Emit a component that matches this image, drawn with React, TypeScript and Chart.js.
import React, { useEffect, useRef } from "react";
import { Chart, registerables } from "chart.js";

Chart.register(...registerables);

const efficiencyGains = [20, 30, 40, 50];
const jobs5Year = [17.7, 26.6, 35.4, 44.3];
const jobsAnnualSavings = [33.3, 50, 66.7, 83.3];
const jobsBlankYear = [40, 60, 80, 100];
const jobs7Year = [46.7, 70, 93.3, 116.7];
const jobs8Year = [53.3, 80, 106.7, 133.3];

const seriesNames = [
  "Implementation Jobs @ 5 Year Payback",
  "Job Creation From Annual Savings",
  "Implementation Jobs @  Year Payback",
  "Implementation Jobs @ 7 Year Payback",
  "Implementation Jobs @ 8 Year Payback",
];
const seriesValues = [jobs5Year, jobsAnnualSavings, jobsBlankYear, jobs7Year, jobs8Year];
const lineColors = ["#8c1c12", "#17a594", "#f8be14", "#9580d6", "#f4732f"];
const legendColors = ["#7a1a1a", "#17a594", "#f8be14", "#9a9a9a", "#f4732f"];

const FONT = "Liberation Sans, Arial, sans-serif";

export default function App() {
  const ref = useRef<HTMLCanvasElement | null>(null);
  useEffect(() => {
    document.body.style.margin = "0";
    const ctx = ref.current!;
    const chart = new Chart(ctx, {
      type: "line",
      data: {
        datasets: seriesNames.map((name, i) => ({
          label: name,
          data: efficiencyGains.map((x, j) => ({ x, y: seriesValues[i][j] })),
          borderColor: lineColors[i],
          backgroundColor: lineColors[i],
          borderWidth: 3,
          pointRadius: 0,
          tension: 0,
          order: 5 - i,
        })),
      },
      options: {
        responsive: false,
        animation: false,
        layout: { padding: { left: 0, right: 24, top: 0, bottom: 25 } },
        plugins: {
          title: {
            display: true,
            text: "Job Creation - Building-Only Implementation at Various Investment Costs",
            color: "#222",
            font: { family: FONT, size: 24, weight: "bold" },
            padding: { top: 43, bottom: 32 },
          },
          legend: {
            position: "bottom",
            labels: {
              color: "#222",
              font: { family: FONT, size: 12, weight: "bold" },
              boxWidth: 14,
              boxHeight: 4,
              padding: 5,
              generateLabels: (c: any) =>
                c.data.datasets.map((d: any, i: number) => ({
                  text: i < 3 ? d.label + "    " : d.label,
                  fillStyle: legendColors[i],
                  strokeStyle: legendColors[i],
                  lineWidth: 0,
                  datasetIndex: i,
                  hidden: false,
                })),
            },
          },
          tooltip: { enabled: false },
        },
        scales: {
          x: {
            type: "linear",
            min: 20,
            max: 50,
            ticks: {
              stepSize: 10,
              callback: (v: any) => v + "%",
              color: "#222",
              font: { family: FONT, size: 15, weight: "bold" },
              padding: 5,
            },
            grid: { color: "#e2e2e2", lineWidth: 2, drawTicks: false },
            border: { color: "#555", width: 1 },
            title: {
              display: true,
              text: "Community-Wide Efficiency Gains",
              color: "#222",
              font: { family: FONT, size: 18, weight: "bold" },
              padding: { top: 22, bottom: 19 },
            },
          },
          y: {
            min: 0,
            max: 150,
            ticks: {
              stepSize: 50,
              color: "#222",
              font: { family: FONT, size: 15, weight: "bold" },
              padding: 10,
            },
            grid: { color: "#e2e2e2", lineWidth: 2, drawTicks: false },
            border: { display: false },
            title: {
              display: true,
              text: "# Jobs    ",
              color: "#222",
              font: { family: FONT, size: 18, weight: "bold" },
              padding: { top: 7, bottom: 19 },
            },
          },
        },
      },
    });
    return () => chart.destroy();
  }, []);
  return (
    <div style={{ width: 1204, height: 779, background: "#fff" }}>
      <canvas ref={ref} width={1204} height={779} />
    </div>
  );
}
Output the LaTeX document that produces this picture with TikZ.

- TASK DESCRIPTION -
Without changing anything, quote the lines from the top of the data to the line that contains "Chart.register(...registerables);", including that line.

- WORKED SOLUTION -
Emit a component that matches this image, drawn with React, TypeScript and Chart.js.
import React, { useEffect, useRef } from "react";
import { Chart, registerables } from "chart.js";

Chart.register(...registerables);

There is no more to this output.